Salah satu orator dari Jaringan Gusdurian menyampaikan keresahannya atas pemerintah yang itu-itu saja (dampak politik dinasti). “Pemimpinnya hanya itu-itu juga, maka dari itu, sekali lagi kita tunjukkan bahwa rakyat lebih berdaulat daripada penguasa,” seru perwakilan Jaringan Gusdurian.
Penggalan orasi tersebut, selanjutnya dibalas dengan pekikan “REVOLUSI!” dari para demonstran secara bersama-sama.
Tak lama setelah berorasi di depan Gedung DPRD, azan zuhur berkumandang. Para orator menghentikan orasinya sejenak untuk mendengar suara azan. Usai lantunan azan berhenti, para orator kembali berdiri dan merebus kata-kata hingga mampu mendidihkan semangat juang para demonstran lainnya.
Mereka kembali berjalan menuju titik berikutnya, Istana Kepresidenan. Selama perjalanan, para demonstran tak henti-henti memekikkan lagu-lagu bertemakan perlawanan seperti “Buruh Tani” dan “Darah Juang”. Selain itu, lagu-lagu bertema kebangsaan seperti “Ibu Pertiwi” dan “Indonesia Pusaka” juga dinyanyikan oleh para demonstran sebagai bentuk refleksi atas perilaku semena-mena para pemerintah.
Setibanya di depan istana yang terletak tepat di sisi barat Jalan Malioboro itu, para demonstran mulai melakukan aksi simbolis. Awalnya perkara aksi ini dihalang-halangi oleh mobil barakuda aparat kepolisian.
Namun, setelah berdialog dengan beberapa demonstran, akhirnya mobil aparat tersebut menyingkir. Para demonstran bersepakat untuk tidak masuk ke dalam istana, melainkan hanya melakukan aksi simbolik.
Beberapa demonstran membagikan telur kepada demonstran lainnya, yang selanjutnya digunakan untuk melempari poster bertuliskan “Jokowi Bapak Politik Dinasti Indonesia”. Dalam poster tersebut, juga tergambar wajah Jokowi, beserta anggota keluarganya yang memiliki jabatan di partai politik dan pemerintahan seperti Gibran Rakabuming (anak), Kaesang Pangarep (anak), Bobby Nasution (menantu), dan Anwar Usman (adik ipar).
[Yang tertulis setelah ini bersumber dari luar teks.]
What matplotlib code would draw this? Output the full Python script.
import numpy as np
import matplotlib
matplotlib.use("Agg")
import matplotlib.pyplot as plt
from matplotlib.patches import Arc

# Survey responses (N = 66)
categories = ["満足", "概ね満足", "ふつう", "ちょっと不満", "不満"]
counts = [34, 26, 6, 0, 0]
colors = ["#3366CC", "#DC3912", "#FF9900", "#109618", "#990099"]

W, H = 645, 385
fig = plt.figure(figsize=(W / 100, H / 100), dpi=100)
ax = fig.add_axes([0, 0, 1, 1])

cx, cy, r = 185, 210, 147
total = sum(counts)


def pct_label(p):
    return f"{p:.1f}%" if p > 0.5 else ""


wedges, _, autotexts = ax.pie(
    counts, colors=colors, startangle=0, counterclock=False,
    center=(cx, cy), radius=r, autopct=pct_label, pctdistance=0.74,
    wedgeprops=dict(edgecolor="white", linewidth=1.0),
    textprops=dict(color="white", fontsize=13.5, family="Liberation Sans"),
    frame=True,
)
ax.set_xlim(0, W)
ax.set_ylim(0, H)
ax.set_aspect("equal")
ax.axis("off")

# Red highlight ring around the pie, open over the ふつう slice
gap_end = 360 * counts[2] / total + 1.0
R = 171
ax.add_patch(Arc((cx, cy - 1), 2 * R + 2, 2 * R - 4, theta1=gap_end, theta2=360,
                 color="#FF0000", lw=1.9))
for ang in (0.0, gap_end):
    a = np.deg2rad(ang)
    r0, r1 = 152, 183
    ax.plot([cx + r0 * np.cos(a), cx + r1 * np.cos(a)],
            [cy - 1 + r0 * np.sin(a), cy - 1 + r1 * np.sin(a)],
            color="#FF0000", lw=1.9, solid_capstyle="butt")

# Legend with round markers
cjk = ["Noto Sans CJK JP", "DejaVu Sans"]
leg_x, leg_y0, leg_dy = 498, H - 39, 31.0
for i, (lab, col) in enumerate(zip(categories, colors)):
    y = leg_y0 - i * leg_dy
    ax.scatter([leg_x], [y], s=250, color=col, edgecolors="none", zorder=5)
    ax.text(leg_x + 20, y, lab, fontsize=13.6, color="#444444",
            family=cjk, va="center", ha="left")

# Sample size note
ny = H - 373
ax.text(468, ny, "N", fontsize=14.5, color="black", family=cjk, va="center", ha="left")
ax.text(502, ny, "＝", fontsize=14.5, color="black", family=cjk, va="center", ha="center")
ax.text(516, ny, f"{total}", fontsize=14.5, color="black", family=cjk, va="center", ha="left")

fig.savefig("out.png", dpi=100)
Tak berselang lama setelah melakukan aksi simbolik, para demonstran kembali mengarahkan diri sesuai instruksi koordinator aksi untuk melingkar dan mengelilingi mobil komando yang telah berada di pusat Titik Nol. Pada kegiatan tersebut, para demonstran kembali mendengarkan berbagai orasi yang digaungkan oleh para orator.
Fathul Wahid selaku Rektor UII, berdiri dan mulai membacakan puisinya dengan lantang di atas mimbar orasi. Puisi yang dibacakan oleh Fathul Wahid berjudul “Sak Karepmu” yang menginterpretasikan situasi pemerintahan Indonesia yang dikangkangi oleh rezim Jokowi.
“Terserah kamu, di tanganmu kekuasaan laksana pedang tajam menebas cita-cita melukai hati yang tenang, di singgasana emas kau duduk merajai malam, mengabaikan kejujuran yang perlahan menghilang.”
Begitulah bunyi dari penggalan puisi yang dibuat dan dibacakan oleh Fathul Wahid di tengah kerumunan para demonstran. Puisi tersebut dibalas dengan sorak-sorai dan keriuhan para demonstran yang berlanjut pada orator-orator berikutnya.
Setelah semua para orator menyampaikan orasinya, demonstrasi ditutup dengan pembacaan pernyataan tuntutan. Pembacaan tuntutan berakhir pada pukul 16.00 WIB, lalu para demonstran kembali menuju Lapangan Parkir Abu Bakar Ali untuk berkemas dan melanjutkan aktivitasnya masing-masing.